CFMOTO V4 SR-RR Sets 315.82kmph Record

CFMOTO V4 SR-RR Sets 315.82kmph Record

  • Claimed a 315.82kmph Chinese top speed record
  • Pre-production prototype uses an in-house V4 engine

CFMOTO V4 SR-RR has claimed a new Chinese top speed record touching 315.82kmph at the Shangrao Automotive Proving Ground in Jiangxi Province. The run was completed by riders Du Bang and Huang Shizhao with the record verified by the National Motorcycle Quality Inspection and Testing Centre in Chongqing and the Hangzhou National Notary Public Office in Zhejiang Province. The motorcycle used for the run is still a pre-production prototype.

Chinese manufacturer has crossed the 300kmph barrier with a litre-class internal-combustion sportsbike developed around its own engine and engineering base. This kind of space was largely controlled by Japanese and European manufacturers. Superbikes are moving displays of engine design, chassis development, aerodynamics, electronics, braking control, cooling, tyres and manufacturing precision. CFMOTO’s record shows that China is now entering that territory with real technical confidence.

The engine is a 997cc 90-degree liquid-cooled four-cylinder V4 engine developed in-house by CFMOTO spinning up to 15,000rpm and producing near 208bhp. V4 SR-RR also uses a reverse-rotating crankshaft. According to the company, this engine has more than 40 patents. It is a serious attempt to build original high-performance motorcycle technology within China.

CFMoto  Riding

With its dry weight of 180kg, it’ll be an agile motorcycle too. The electronically active wing system cuts drag by 12 percent during acceleration and increases front-wheel downforce by 45 percent at high speeds. The electronics package is managed through a six-axis IMU and includes e-CBS, cornering ABS, a bi-directional quickshifter, vehicle hold control, traction control and cruise control.

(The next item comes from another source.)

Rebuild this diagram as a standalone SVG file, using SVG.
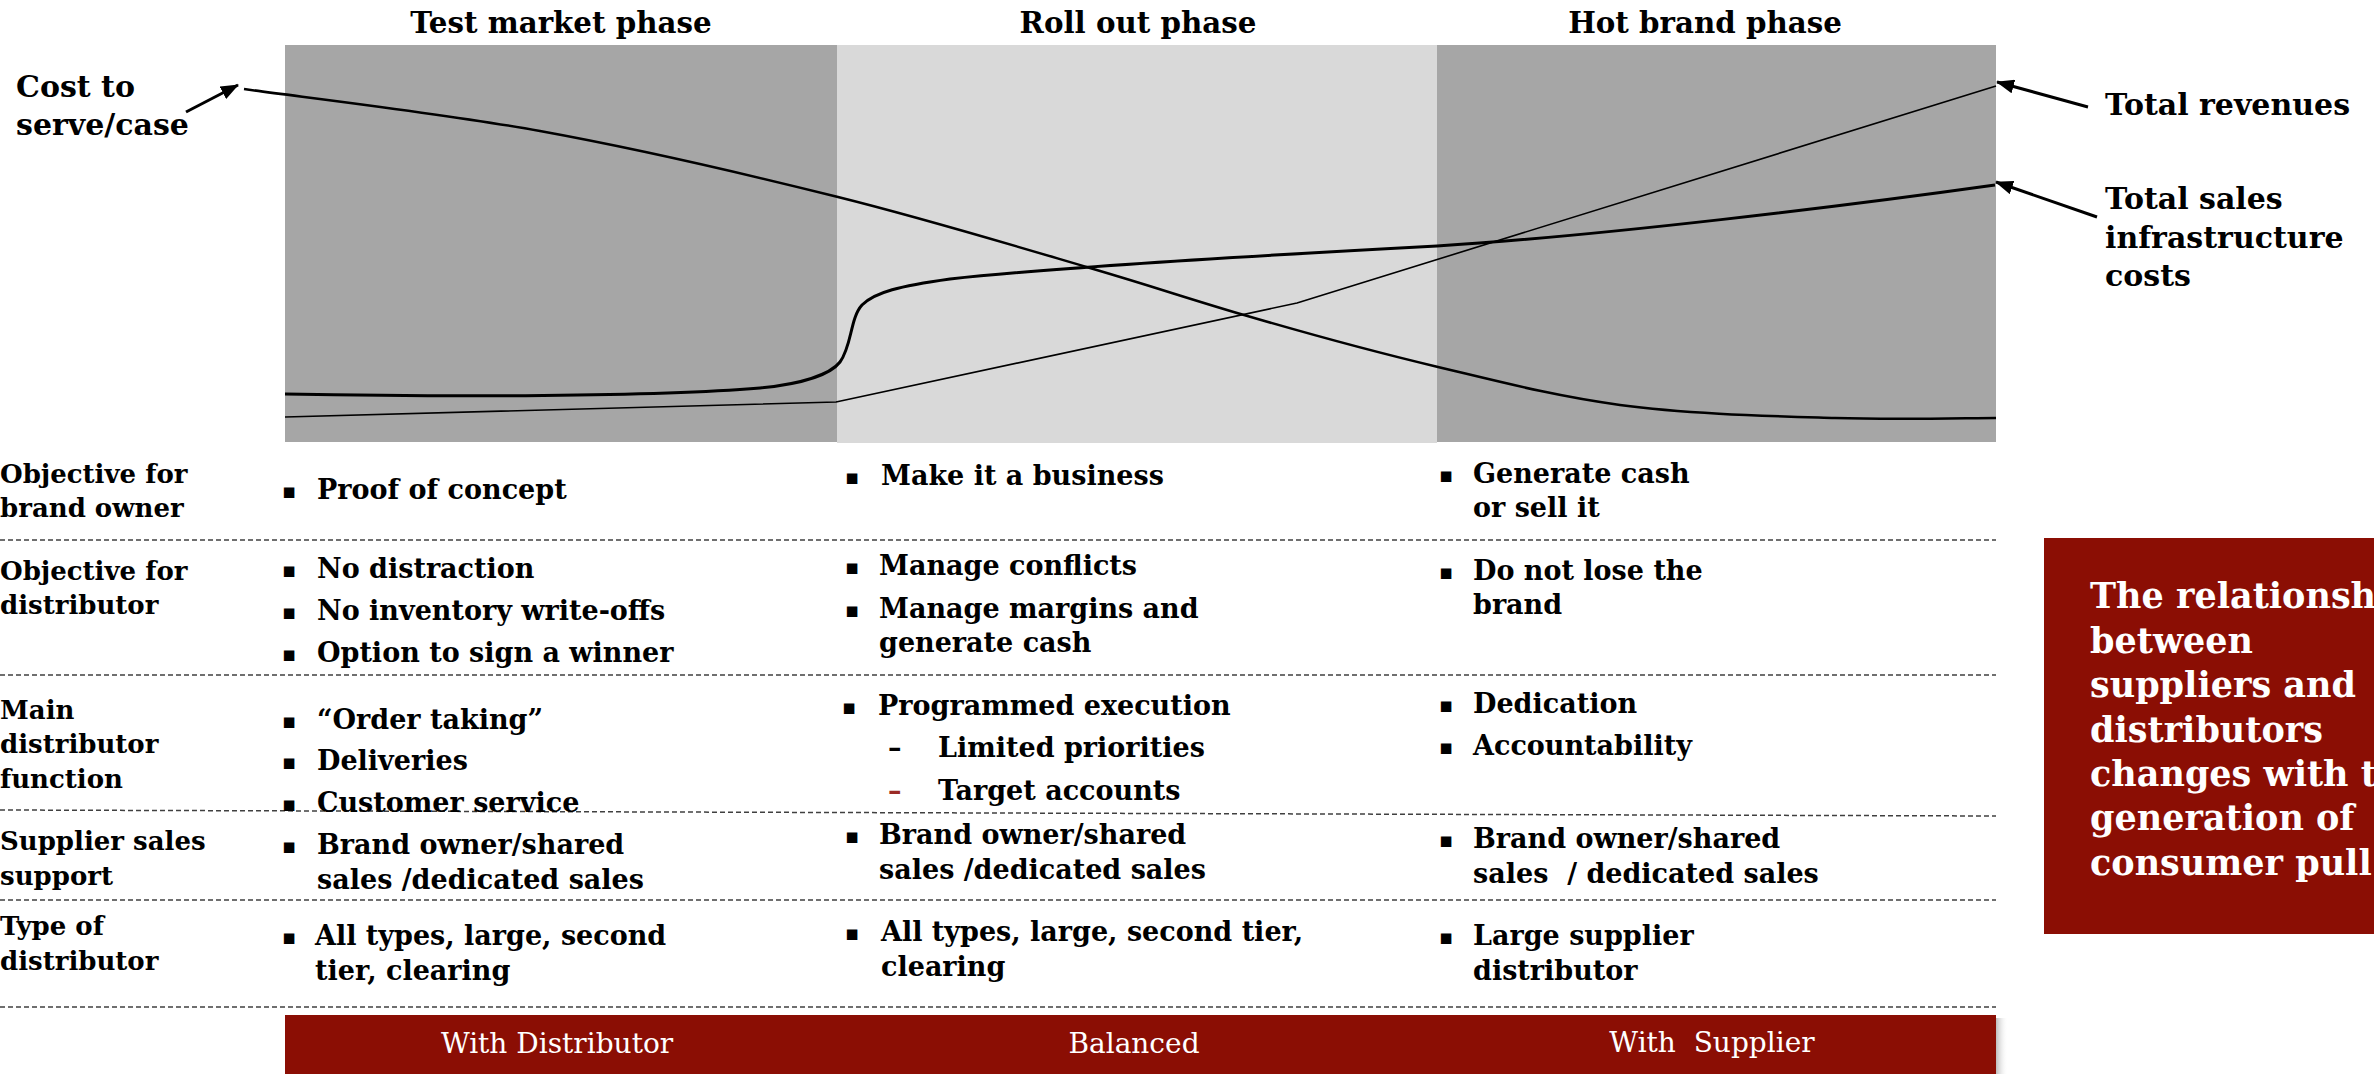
<svg xmlns="http://www.w3.org/2000/svg" width="2374" height="1074" viewBox="0 0 2374 1074">
<defs>
<style>
text{font-family:"DejaVu Serif","Liberation Serif",serif;font-weight:bold;fill:#000}
.title{font-size:29.3px;text-anchor:middle}
.lbl{font-size:30px}
.row{font-size:26px}
.cell{font-size:27px}
.bul{font-family:"DejaVu Sans",sans-serif;font-size:21px;font-weight:normal}
.bar{font-family:"DejaVu Serif","Liberation Serif",serif;font-weight:normal;font-size:28px;fill:#fff;text-anchor:middle}
.box{font-size:35px;fill:#fff}
.dash{stroke:#404040;stroke-width:1.5;stroke-dasharray:5 3;fill:none}
.curve{fill:none;stroke:#000;stroke-linejoin:round}
.arrow{stroke:#000;stroke-width:3;fill:none;marker-end:url(#ah)}
.pre{white-space:pre}
</style>
<marker id="ah" viewBox="0 0 18 14" markerWidth="18" markerHeight="14" refX="17" refY="7" markerUnits="userSpaceOnUse" orient="auto">
<path d="M0,0 L18,7 L0,14 z" fill="#000"/>
</marker>
<linearGradient id="shadow" x1="0" y1="0" x2="1" y2="0">
<stop offset="0" stop-color="#bdbdbd"/>
<stop offset="1" stop-color="#ffffff" stop-opacity="0"/>
</linearGradient>
</defs>
<rect width="2374" height="1074" fill="#fff"/>

<g id="phase-test-market">
<rect x="285" y="45" width="552" height="397" fill="#A6A6A6"/>
<text class="title" x="561" y="33">Test market phase</text>
</g>
<g id="phase-roll-out">
<rect x="837" y="45" width="600" height="398" fill="#D9D9D9"/>
<text class="title" x="1138" y="33">Roll out phase</text>
</g>
<g id="phase-hot-brand">
<rect x="1437" y="45" width="559" height="397" fill="#A6A6A6"/>
<text class="title" x="1705" y="33">Hot brand phase</text>
</g>

<g id="chart-lines">
<path id="cost-curve" class="curve" stroke-width="2.5" d="M244,89 C293,96 441,113 540,131 C639,149 746,174 838,197 C930,220 1022,248 1090,268 C1158,288 1186,298 1244,315 C1302,332 1375,352 1438,367 C1501,382 1554,396 1620,405 C1686,414 1772,416 1835,418 C1898,420 1969,418 1996,418"/>
<path id="sales-cost-curve" class="curve" stroke-width="3" d="M285,394 C450,397 650,397 760,388 C800,384 830,375 840,362 C852,346 850,318 862,305 C875,292 900,286 950,279 C1050,268 1250,256 1437,246 C1600,236 1845,206 1995,185"/>
<path id="revenue-line" class="curve" stroke-width="1.6" d="M285,417 L836,402 L1297,303 L1996,86"/>
</g>

<g id="label-cost">
<text class="lbl" x="16" y="97">Cost to</text>
<text class="lbl" x="16" y="135">serve/case</text>
</g>
<g id="label-revenues">
<text class="lbl" x="2105" y="115">Total revenues</text>
</g>
<g id="label-sales-costs">
<text class="lbl" x="2105" y="209">Total sales</text>
<text class="lbl" x="2105" y="248">infrastructure</text>
<text class="lbl" x="2105" y="286">costs</text>
</g>

<g id="connectors">
<line class="arrow" x1="186" y1="112" x2="238" y2="85"/>
<line class="arrow" x1="2088" y1="107" x2="1997" y2="82"/>
<line class="arrow" x1="2097" y1="217" x2="1996" y2="182"/>
</g>

<g id="grid-lines">
<line class="dash" x1="0" y1="540" x2="1996" y2="540"/>
<line class="dash" x1="0" y1="675" x2="1996" y2="675"/>
<line class="dash" x1="0" y1="810" x2="1996" y2="816"/>
<line class="dash" x1="0" y1="900" x2="1996" y2="900"/>
<line class="dash" x1="0" y1="1007" x2="1996" y2="1007"/>
</g>

<g id="row-labels">
<text class="row" x="0" y="483">Objective for</text>
<text class="row" x="0" y="517">brand owner</text>
<text class="row" x="0" y="580">Objective for</text>
<text class="row" x="0" y="614">distributor</text>
<text class="row" x="0" y="719">Main</text>
<text class="row" x="0" y="753">distributor</text>
<text class="row" x="0" y="788">function</text>
<text class="row" x="0" y="850">Supplier sales</text>
<text class="row" x="0" y="885">support</text>
<text class="row" x="0" y="935">Type of</text>
<text class="row" x="0" y="970">distributor</text>
</g>

<g id="col-test-market">
<text class="bul" x="282" y="498">▪</text><text class="cell" x="317" y="499">Proof of concept</text>
<text class="bul" x="282" y="577">▪</text><text class="cell" x="317" y="578">No distraction</text>
<text class="bul" x="282" y="619">▪</text><text class="cell" x="317" y="620">No inventory write-offs</text>
<text class="bul" x="282" y="661">▪</text><text class="cell" x="317" y="662">Option to sign a winner</text>
<text class="bul" x="282" y="728">▪</text><text class="cell" x="317" y="729">“Order taking”</text>
<text class="bul" x="282" y="769">▪</text><text class="cell" x="317" y="770">Deliveries</text>
<text class="bul" x="282" y="811">▪</text><text class="cell" x="317" y="812">Customer service</text>
<text class="bul" x="282" y="853">▪</text><text class="cell" x="317" y="854">Brand owner/shared</text>
<text class="cell" x="317" y="889">sales /dedicated sales</text>
<text class="bul" x="282" y="944">▪</text><text class="cell" x="315" y="945">All types, large, second</text>
<text class="cell" x="315" y="980">tier, clearing</text>
</g>

<g id="col-roll-out">
<text class="bul" x="845" y="484">▪</text><text class="cell" x="881" y="485">Make it a business</text>
<text class="bul" x="845" y="574">▪</text><text class="cell" x="879" y="575">Manage conflicts</text>
<text class="bul" x="845" y="617">▪</text><text class="cell" x="879" y="618">Manage margins and</text>
<text class="cell" x="879" y="652">generate cash</text>
<text class="bul" x="842" y="714">▪</text><text class="cell" x="878" y="715">Programmed execution</text>
<text class="cell" x="888" y="757">–</text><text class="cell" x="938" y="757">Limited priorities</text>
<text class="cell" x="888" y="800" style="fill:#9B2B25">–</text><text class="cell" x="938" y="800">Target accounts</text>
<text class="bul" x="845" y="843">▪</text><text class="cell" x="879" y="844">Brand owner/shared</text>
<text class="cell" x="879" y="879">sales /dedicated sales</text>
<text class="bul" x="845" y="940">▪</text><text class="cell" x="881" y="941">All types, large, second tier,</text>
<text class="cell" x="881" y="976">clearing</text>
</g>

<g id="col-hot-brand">
<text class="bul" x="1439" y="482">▪</text><text class="cell" x="1473" y="483">Generate cash</text>
<text class="cell" x="1473" y="517">or sell it</text>
<text class="bul" x="1439" y="579">▪</text><text class="cell" x="1473" y="580">Do not lose the</text>
<text class="cell" x="1473" y="614">brand</text>
<text class="bul" x="1439" y="712">▪</text><text class="cell" x="1473" y="713">Dedication</text>
<text class="bul" x="1439" y="754">▪</text><text class="cell" x="1473" y="755">Accountability</text>
<text class="bul" x="1439" y="847">▪</text><text class="cell" x="1473" y="848">Brand owner/shared</text>
<text class="cell pre" x="1473" y="883" xml:space="preserve">sales  / dedicated sales</text>
<text class="bul" x="1439" y="944">▪</text><text class="cell" x="1473" y="945">Large supplier</text>
<text class="cell" x="1473" y="980">distributor</text>
</g>

<g id="relationship-bar">
<rect x="1996" y="1018" width="12" height="56" fill="url(#shadow)"/>
<rect x="285" y="1015" width="1711" height="59" fill="#8B0E04"/>
<text class="bar" x="557" y="1053">With Distributor</text>
<text class="bar" x="1134" y="1053">Balanced</text>
<text class="bar pre" x="1712" y="1052" xml:space="preserve">With  Supplier</text>
</g>

<g id="summary-box">
<rect x="2044" y="538" width="330" height="396" fill="#8B0E04"/>
<text class="box" x="2090" y="608">The relationship</text>
<text class="box" x="2090" y="653">between</text>
<text class="box" x="2090" y="697">suppliers and</text>
<text class="box" x="2090" y="742">distributors</text>
<text class="box" x="2090" y="786">changes with the</text>
<text class="box" x="2090" y="830">generation of</text>
<text class="box" x="2090" y="875">consumer pull</text>
</g>
</svg>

CFMOTO invested 1.22 billion yuan in research and development in 2025, accounting for 6.18 percent of its operating revenue. By the end of that year, it had 2,119 active and authorised patents, including 242 invention patents, and had participated in forming 71 national, industry and association standards.

India should look at this record in a different light. Our industry’s strength is still mass mobility, commuter motorcycles, scooters, cost control, supplier depth and value engineering. But CFMOTO’s record shows what happens when manufacturing scale is supported by serious R&D, racing exposure, patents, testing infrastructure and quick supplier response. India has the volume. The next challenge is to build more original high-performance technology on top of that volume.

Domestic manufacturers have improved sharply through the years. They now build better engines, safer frames, stronger exports, more refined commuter bikes, serious 300cc to 650cc motorcycles and increasingly capable electric two-wheelers. However, the country still lacks a true indigenous superbike programme that can act as a technology lighthouse. A flagship need not sell in large numbers. Its job is to stretch engineering teams, develop suppliers, attract talent, build brand ambition and prove that domestic industry can compete at the top end, not only at the affordable end.

There is also the question of higher and consistent R&D spends. Indian two-wheeler makers work under intense price pressure because the local market is highly cost-sensitive. That makes sense for commuters, but it can limit bold engineering. But when the industry wants to move up the value chain, companies will need to invest more in engine development, electronic control systems, lightweight materials, high-speed testing, aerodynamics, advanced braking systems, software and even racing programmes. These cannot be built overnight or outsourced.

There is also a policy lesson in here. China’s growth in advanced vehicles has not come only from company ambition, but has been helped by manufacturing clusters, supplier concentration, testing centres, standard-setting participation and export strategy. India needs a similar approach for high-value motorcycle engineering. The country already has automotive hubs in Pune, Chennai, Hosur, Manesar, Sanand and Bengaluru. The next step is to make these hubs more active in advanced two-wheeler technology, not just large-scale production. So, this record should be taken as a wake-up call for India to think bigger.